En yakınlarımıza onların hoşuna gidecek, sevgi ve muhabbeti artıracak ya da onun güzel hasletlerini öne çıkaracak hoş ve tatlı lakaplar tabii güzel olur. Allah Rasulü sevdiklerine tatlı lakaplarla hitap etmiş.
Fakat maalesef ki bizler genellikle kötülüğü en yakınlarımıza, iyiliği yabancılara yapıyoruz.
Esmer çocuğunu “kara kuzum” diye seven, kilolu karısına “tombiş” şişman kocasına “koca göbekli” diye hitap eden, kısa boylu karısına “minnoşum” saçı dökülen kocasına “keltoşum” gibi lakaplarla hitap edenler sevimli olduğunu zannederken günaha girdiğini, eşinin kalbini kırdığı fark ederse iyi olur.

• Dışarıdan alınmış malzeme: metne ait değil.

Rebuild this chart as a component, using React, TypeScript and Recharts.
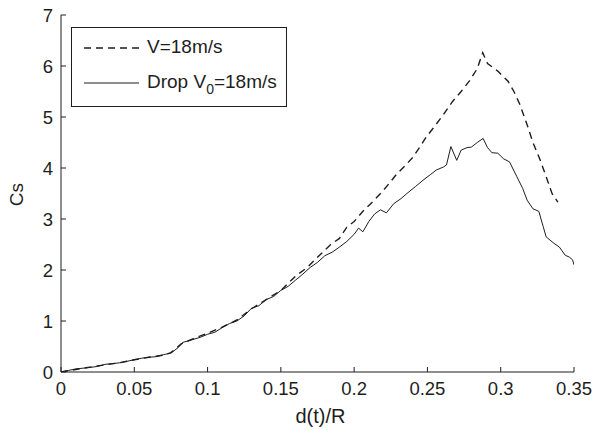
import { CartesianGrid, Legend, Line, LineChart, XAxis, YAxis } from 'recharts';

// d(t)/R positions and Cs values
const dropX = [
  0, 0.005, 0.01, 0.02, 0.025, 0.03, 0.04, 0.05, 0.055, 0.06, 0.065, 0.07, 0.075, 0.08, 0.083, 0.088,
  0.095, 0.1, 0.105, 0.11, 0.115, 0.12, 0.125, 0.13, 0.135, 0.14, 0.145, 0.15, 0.155, 0.16, 0.165,
  0.17, 0.175, 0.18, 0.185, 0.19, 0.195, 0.2, 0.203, 0.206, 0.21, 0.214, 0.218, 0.222, 0.227, 0.232,
  0.236, 0.242, 0.247, 0.252, 0.256, 0.261, 0.263, 0.266, 0.27, 0.273, 0.277, 0.28, 0.284, 0.288,
  0.291, 0.294, 0.298, 0.302, 0.306, 0.311, 0.315, 0.318, 0.322, 0.326, 0.329, 0.331, 0.336, 0.34,
  0.344, 0.347, 0.349, 0.35,
];
const dropCs = [
  0, 0.03, 0.06, 0.09, 0.11, 0.15, 0.18, 0.24, 0.27, 0.29, 0.3, 0.34, 0.37, 0.48, 0.58, 0.62,
  0.68, 0.74, 0.78, 0.87, 0.95, 1.0, 1.1, 1.25, 1.3, 1.42, 1.48, 1.6, 1.68, 1.8, 1.92,
  2.05, 2.15, 2.28, 2.35, 2.45, 2.56, 2.7, 2.82, 2.75, 2.95, 3.1, 3.18, 3.12, 3.3, 3.4,
  3.5, 3.64, 3.76, 3.87, 3.96, 4.02, 4.06, 4.42, 4.15, 4.35, 4.4, 4.41, 4.5, 4.58,
  4.4, 4.3, 4.29, 4.18, 4.12, 3.83, 3.6, 3.37, 3.2, 3.15, 2.85, 2.65, 2.53, 2.45,
  2.29, 2.25, 2.2, 2.1,
];

const constX = [
  0, 0.01, 0.025, 0.04, 0.05, 0.06, 0.07, 0.075, 0.082, 0.09, 0.1, 0.11, 0.12, 0.13, 0.14, 0.15,
  0.16, 0.168, 0.175, 0.184, 0.19, 0.195, 0.2, 0.206, 0.212, 0.218, 0.224, 0.229, 0.235, 0.24,
  0.245, 0.249, 0.255, 0.261, 0.267, 0.273, 0.279, 0.284, 0.2877, 0.291, 0.298, 0.305, 0.309,
  0.313, 0.318, 0.322, 0.327, 0.331, 0.335, 0.339,
];
const constCs = [
  0, 0.05, 0.12, 0.18, 0.24, 0.29, 0.33, 0.38, 0.55, 0.65, 0.76, 0.88, 1.02, 1.24, 1.42, 1.6,
  1.88, 2.05, 2.25, 2.5, 2.62, 2.84, 2.95, 3.15, 3.32, 3.5, 3.7, 3.88, 4.05, 4.21,
  4.42, 4.6, 4.82, 5.05, 5.3, 5.5, 5.72, 5.95, 6.26, 6.05, 5.9, 5.7, 5.5,
  5.25, 4.85, 4.5, 4.15, 3.83, 3.5, 3.33,
];

const xTicks = [0, 0.05, 0.1, 0.15, 0.2, 0.25, 0.3, 0.35];
const yTicks = [0, 1, 2, 3, 4, 5, 6, 7];

const dropData = dropX.map((x, i) => ({ x, cs: dropCs[i] }));
const constData = constX.map((x, i) => ({ x, cs: constCs[i] }));

const font = '"Liberation Sans", Arial, sans-serif';
const ink = '#1e1e1e';

const NoLabel = () => <g />;

const LegendBox = () => (
  <div
    style={{
      position: 'relative',
      width: 216,
      height: 80,
      border: `1.5px solid ${ink}`,
      boxSizing: 'border-box',
      background: '#fff',
      fontFamily: font,
      fontSize: 19,
      color: ink,
    }}
  >
    <svg width={60} height={80} style={{ position: 'absolute', left: 10, top: 0 }}>
      <line x1={2} x2={57} y1={20} y2={20} stroke={ink} strokeWidth={1.3} strokeDasharray='7 5' />
      <line x1={2} x2={57} y1={55} y2={55} stroke={ink} strokeWidth={1} />
    </svg>
    <div style={{ position: 'absolute', left: 75, top: 8, lineHeight: '22px' }}>V=18m/s</div>
    <div style={{ position: 'absolute', left: 75, top: 43, lineHeight: '22px', whiteSpace: 'nowrap' }}>
      Drop V<sub style={{ fontSize: 14, verticalAlign: -6 }}>0</sub>=18m/s
    </div>
  </div>
);

export default function App() {
  return (
    <div style={{ position: 'absolute', left: 0, top: 0, background: '#fff' }}>
      <LineChart width={597} height={430} margin={{ top: 15, right: 23, left: 0, bottom: 0 }}>
        <CartesianGrid stroke='none' />
        <XAxis
          dataKey='x'
          type='number'
          domain={[0, 0.35]}
          ticks={xTicks}
          height={58}
          tickSize={-5}
          tickMargin={15}
          stroke={ink}
          allowDataOverflow
          tick={{ fill: ink, fontSize: 18.5, fontFamily: font }}
          label={({ viewBox }: any) => (
            <text
              x={viewBox.x + viewBox.width / 2 + 3}
              y={viewBox.y + 51}
              textAnchor='middle'
              fill={ink}
              fontSize={20}
              fontFamily={font}
            >
              d(t)/R
            </text>
          )}
        />
        <XAxis
          xAxisId='top'
          orientation='top'
          dataKey='x'
          type='number'
          domain={[0, 0.35]}
          ticks={xTicks}
          height={0}
          tickSize={-5}
          stroke={ink}
          allowDataOverflow
          tick={NoLabel}
        />
        <YAxis
          type='number'
          domain={[0, 7]}
          ticks={yTicks}
          width={61}
          tickSize={-5}
          tickMargin={13}
          stroke={ink}
          allowDataOverflow
          tick={{ fill: ink, fontSize: 18.5, fontFamily: font }}
          label={({ viewBox }: any) => {
            const cx = viewBox.x + 16;
            const cy = viewBox.y + viewBox.height / 2 + 1;
            return (
              <text
                x={cx}
                y={cy}
                transform={`rotate(-90 ${cx} ${cy})`}
                textAnchor='middle'
                dominantBaseline='central'
                fill={ink}
                fontSize={19}
                fontFamily={font}
              >
                Cs
              </text>
            );
          }}
        />
        <YAxis
          yAxisId='right'
          orientation='right'
          type='number'
          domain={[0, 7]}
          ticks={yTicks}
          width={0}
          tickSize={-5}
          stroke={ink}
          allowDataOverflow
          tick={NoLabel}
        />
        <Legend
          layout='vertical'
          align='center'
          verticalAlign='middle'
          content={LegendBox}
          wrapperStyle={{ position: 'absolute', left: 71, top: 27, width: 216, height: 80 }}
        />
        <Line
          data={constData}
          dataKey='cs'
          type='linear'
          stroke={ink}
          strokeWidth={1.4}
          strokeDasharray='7 5'
          dot={false}
          isAnimationActive={false}
        />
        <Line
          data={dropData}
          dataKey='cs'
          type='linear'
          stroke={ink}
          strokeWidth={1}
          dot={false}
          isAnimationActive={false}
        />
      </LineChart>
    </div>
  );
}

Ayrıca ırkı veya şehri üzerinden eşini aşağılayanlar, vücut kusurları ile eşine ya da çocuklarına lakap takanlar bilmeliler ki hem Allah’ın emrine aykırı hareket ediyorlar hem de evlatlarının ve eşlerinin kalplerini kırıyorlar.
Kötü lakapla hitap edilen kişiden, iyi davranışlar gelmez. Her hitapta içi eşine karşı kızgınlıkla dolar. O da ona karşı kırıcı davranır.
Bir de bu lakap takmanın gizli hali var ki o da çok tehlikeli: İçinden lakap takmak, etiketlemek. Mesela:
Düşüncesiz, bencil, narsist, çok bilmiş, kibirli, keçi inatlı, dırdırıcı, müsrif, aptal, köylü, aristokrat, sorumsuz, cimri, gibi.
Hatta içinden eşine hayvan adı takanları bile duydum. Öküz, akrep, yılan, gibi
Karı-koca arasında küçük bir mesele olduğunda iç ses konuşmaya başlar. Bıt bıt bıt… Sen zaten busun.
Eşinizle ortak düşünmediğiniz küçük bir meseleden iç sesiniz konuşmaya başlarsa “Bencil, cimri, müsrif, ana kuzusu, sorumsuz..” gibi lakaplarla içiniz ayrı dışınız ayrı dövüşürseniz hatta öfke ile onları dillendirirseniz öfkeniz bir ise yüz olur. Sonra küçücük meselelerden büyük büyük olaylar çıkar.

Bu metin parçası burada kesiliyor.